Most teens will tell you high school is pointless. Some are simply going through the motions to get to university. Some are simply complying with the law. Even those who like to learn and get good grades see the futility of the things they study. Very little will actually prepare them for university, life, or the workplace.
Most university students will tell you university is pointless. They will learn almost nothing that directly helps them in a career in their field. Nearly everyone will tell you they learn more in a few weeks on the job than four years in a classroom.
The following list was compiled and posted at a Harvard campus. It was included in a brochure containing advice for students planning a career in the new international economy - the state our world is becoming. It would seem to me, then, that these would be fairly important skills to be taught and learned by university students preparing for their careers. And since these types of skills are ones that need to be fostered and deep-rooted, it would seem to me you would need to start in high school. Or middle school. Actually, since most study habits and modes of thinking are already established by middle school, it seems to me they should be taught from the very first days of elementary school. Hmmm.
1. The ability to ask hard questions of data, whether from textbooks, authorities, or other "expert" sources.
2. The ability to define problems independently, to avoid slavish dependence on official definitions.
3. The ability to scan masses of irrelevant information and to quickly extract from the sludge whatever is useful.
4. The ability to conceptualize.
5. The ability to reorganize information into new patterns which enable a different perspective than the customary.
6. The possession of a mind fluent in moving among different modes of thought: deductive, inductive, heuristic, intuitive, et al.
7. Facility in collaboration with a partner, or in teams.
8. Skill in the discussion of issues, problems or techniques.
9. Skill in rhetoric. Convincing others your course is correct.

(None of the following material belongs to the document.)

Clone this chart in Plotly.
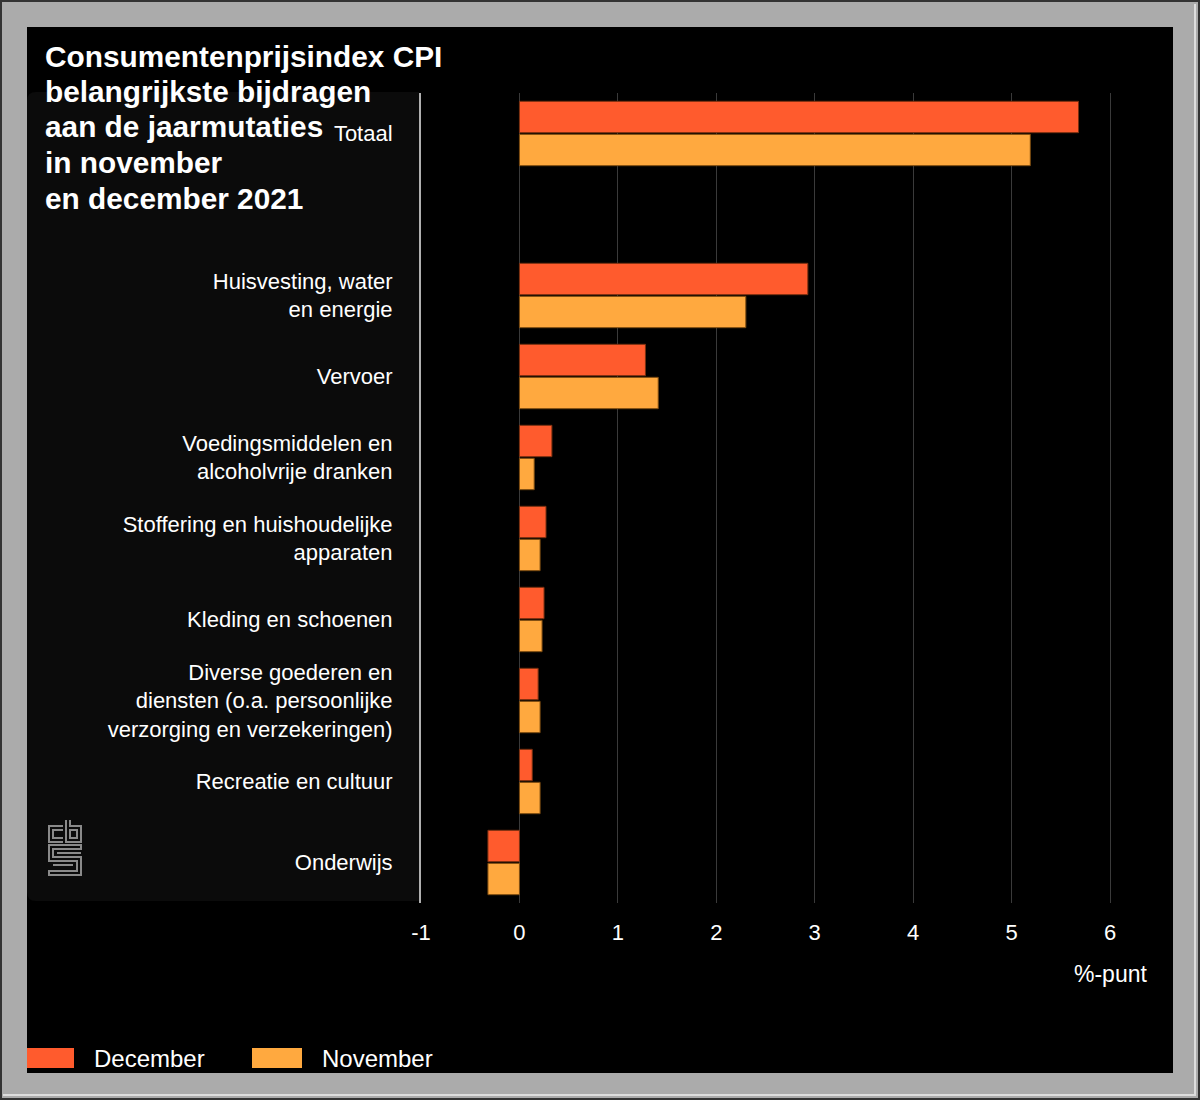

Is it any wonder why kids graduate from high school only to flounder at home for another 10 years before deciding they should maybe try and "make it" in the world on their own? Is it any wonder why we graduate from university and feel completely ill-equipped to actually get a job in our discipline? Of the above 9 essential (and although not compiled by myself, I would agree with the list) qualities, how many were taught with any sense of urgency during our schooling?